The campaign, largely modelled on similar campaigns run by the American union SEIU, aims to target key workplaces in a particular sector it wants to unionise. The idea is that after a limited time pouring resources into unionising this sector, a self-sufficient union structure is left in place, and resources are switched to another campaign in another sector.
The buildings the union targets have to fulfill certain conditions: they should have a minimum number of workers; employ a cleaning contractor the union is targetting; and be in the geographical zone selected for the campaign. By winning in key workplaces it is hoped that a ‘zonal agreement’ can be reached which extends the gains to all workers in that sector in the locality.
Resources are not put into workplaces which don’t meet these criteria, even where there is interest from the workforce. The Latin American Workers Association knows a number of such examples. There are also occasional examples of workers have succeeded in pressurizing the union to be included in the campaign
In January 2008 Mitie finally agreed to pay Willis cleaners the much vaunted living wage. But there was a catch: they wanted to switch from evening working (7pm-11pm) to all-night working (10pm-6am). That meant an increase in hours and reduction in the workforce – in other words less people doing more work. Against the usual business competition, Mitie had recently renewed its contract with Willis and clearly keeping costs down was part of the reason!
The cleaners sent a petition demanding this did not happen. But despite talks taking place the change went ahead anyway. The union agreed to hold a demonstration but it was cancelled with an hour to spare when Mitie offered to relocate the workforce to HBOS with the same terms and conditions. It was in the shop steward’s words the will of the majority that they should stay together as a group working the same hours.
In the midst of this some unorthodox tactics were used: for example the cleaners leafleted the office workers desks. Also workers successfully persuaded the union to include a key activist who had been fired.
The problem returned when the temporarily relocated workers including the shop steward came to the end of their temporary contracts. A few were relocated on a permanent basis, others got other jobs. In that way the size of the group was reduced. Few stood the all-night working long – the workforce at Willis now is reputedly a different set of workers altogether.
Mitie offered the remaining six workers unsuitable alternative positions in order to meet its legal requirements, and finally made them redundant in December 2008.
They appealed the decision anyway and independently wrote to the company saying that they would demonstrate if no response was received. When the company found out about this they arranged for the workers to come in. The workers called off the demo at the union’s request, only for the meeting to prove a waste of time. The union informed them that although they had another right of appeal, there was really nothing more to be done. At the end of their tether, the workers called the first of their protests, but not before desperately trying to seek further advice from their union.
The weekly protests have now been going on for over two months. They have inspired because they go against the grain of the usual resignation that meets redundancies. Victory perhaps lies not so much now in reinstatement, but in showing that fighting back is possible.

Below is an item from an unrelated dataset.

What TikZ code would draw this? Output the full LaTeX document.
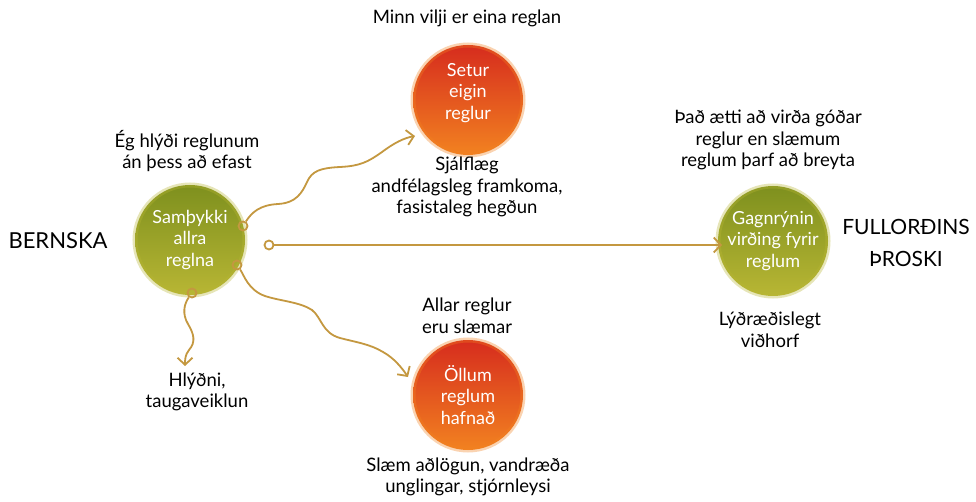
\documentclass[tikz,border=0pt]{standalone}
\usepackage{fontspec}
\setmainfont{Lato}
\usetikzlibrary{arrows.meta}
\definecolor{gold}{RGB}{196,152,64}
\definecolor{gtop}{RGB}{126,144,30}
\definecolor{gbot}{RGB}{184,182,52}
\definecolor{otop}{RGB}{214,44,30}
\definecolor{obot}{RGB}{242,130,32}
\begin{document}
\begin{tikzpicture}[x=1pt,y=-1pt,
  ctext/.style={text=white,align=center,font=\fontsize{18}{21.5}\selectfont},
  ball/.style={circle,minimum size=110pt,inner sep=0pt,ctext},
  greenball/.style={ball,top color=gtop,bottom color=gbot,draw=gbot,draw opacity=.35,line width=5pt},
  orangeball/.style={ball,top color=otop,bottom color=obot,draw=obot,draw opacity=.35,line width=5pt},
  lbl/.style={align=center,font=\fontsize{18.5}{21.5}\selectfont},
  big/.style={align=center,font=\fontsize{22}{32}\selectfont},
  dot/.style={circle,draw=gold,line width=1.8pt,minimum size=9pt,inner sep=0pt},
  conn/.style={draw=gold,line width=1.8pt,-{Straight Barb[length=7pt,width=15pt]}}
]
\fill[white] (0,0) rectangle (976,502);
\useasboundingbox (0,0) rectangle (976,502);

\node[greenball] (accept) at (190,240) {Samþykki\\allra\\reglna};
\node[orangeball,label={[ctext,yshift=7pt]center:{Setur\\eigin\\reglur}}] (own) at (468,100) {};
\node[orangeball] (reject) at (468,395) {Öllum\\reglum\\hafnað};
\node[greenball] (critical) at (773,241) {Gagnrýnin\\virðing fyrir\\reglum};

\node[dot] (d1) at (243,226) {};
\node[dot] (d2) at (237,265) {};
\node[dot] (d3) at (192,293) {};
\node[dot] (d4) at (269,245) {};
\coordinate (t1) at (415,136);
\coordinate (t2) at (408,377);
\coordinate (t3) at (185,366);
\coordinate (t4) at (722,245);

\draw[conn] (d1) .. controls (252,212) and (260,205) .. (278,204) .. controls (296,203) and (302,193) .. (307,182) .. controls (312,171) and (320,168) .. (340,167) .. controls (360,166) and (368,162) .. (382,152) .. controls (394,143) and (404,138) .. (t1);
\draw[conn] (d2) .. controls (244,275) and (248,290) .. (265,296) .. controls (280,301) and (300,302) .. (312,310) .. controls (322,318) and (322,333) .. (340,338) .. controls (355,342) and (370,344) .. (383,352) .. controls (394,358) and (402,368) .. (t2);
\draw[conn] (d3) .. controls (184,304) and (182,314) .. (188,324) .. controls (194,334) and (196,342) .. (189,350) .. controls (185,355) and (185,360) .. (t3);
\draw[conn] (d4) -- (t4);

\node[lbl] (motto) at (467,18) {Minn vilji er eina reglan};
\node[lbl] (ownres) at (467,187) {Sjálflæg\\andfélagsleg framkoma,\\fasistaleg hegðun};
\node[lbl] (obey) at (187,151) {Ég hlýði reglunum\\án þess að efast};
\node[lbl] (obres) at (197,392) {Hlýðni,\\taugaveiklun};
\node[lbl] (allbad) at (467,316) {Allar reglur\\eru slæmar};
\node[lbl] (rejres) at (468,477) {Slæm aðlögun, vandræða\\unglingar, stjórnleysi};
\node[lbl] (ought) at (768,140) {Það ætti að virða góðar\\reglur en slæmum\\reglum þarf að breyta};
\node[lbl] (demo) at (770,330) {Lýðræðislegt\\viðhorf};
\node[big] (child) at (58,241) {BERNSKA};
\node[big,font=\fontsize{21}{32}\selectfont] (adult) at (906,243) {FULLORÐINS\\ÞROSKI};
\end{tikzpicture}
\end{document}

At the time of The Commune going to press the union has made no public pronouncement, but has worked hard in the face of adverse publicity to persuade those on the inside of the union that this is a cause not worth supporting. Why? Because the workers went outside the rules by demonstrating when they shouldn’t have. And in the Willis case, it appears it was national Unite officers at the highest level who told lower ranking officials that this was union policy.
Launching wage rise campaigns makes good publicity, but companies don’t usually intend to spend a penny more on their workers. So they may award the wage rise but will then make up for it by increasing the workload, making people redundant and, crucially, reducing and thereby dispersing organised workforces. As we know, campaigning after the event in the case of redundancies is extremely hard as people don’t have the same power. Even in the case of Gate Gourmet it was shocking how soon after the official settlement the issue of those left on the outside became a non-issue – something which I have never seen properly discussed on the left.
The Justice for Cleaners campaign has many echoes of SEIU campaigns in the US. Most of all, in the top-down way they are controlled and the way they sit easily with the partnership approach to industrial relations. The organizing approach does not mean an end to the partnership approach, despite a certain amount of ‘militant’ posturing e.g. noisy demos, occasional sit-ins and the like. It is of course better such organising campaigns happen than they don’t. It is also important to note that, as in this case, workers do fight within them to make their own demands heard, and use tactics outside the campaign rulebook.
At the same time there is no doubt that union officials, especially those caught up in the almost religious fervour of some organising campaigns, react very badly when workers play outside their rules. When cleaners at nearby Schroders bank held their own self-organised protest in late 2008, the union sanctioned it at the very last minute after repeated attempts to postpone it. But it also sent an organiser down to desperately try to control what the cleaners chanted and what leaflets they gave out.
Finally the Willis case brings up the issue of union policy which prohibits protests while negotiations and internal procedures are going on. How many recognition agreements is this written into? Even if – and it is questionable – there are tactical reasons for not officially sanctioning protests during talks, it is outrageous that any union should actually use this as a reason not to represent it as members. It reveals such an agreement as one by which both union and company control workers. In particular, where unions call off protests supposedly to allow talks to place.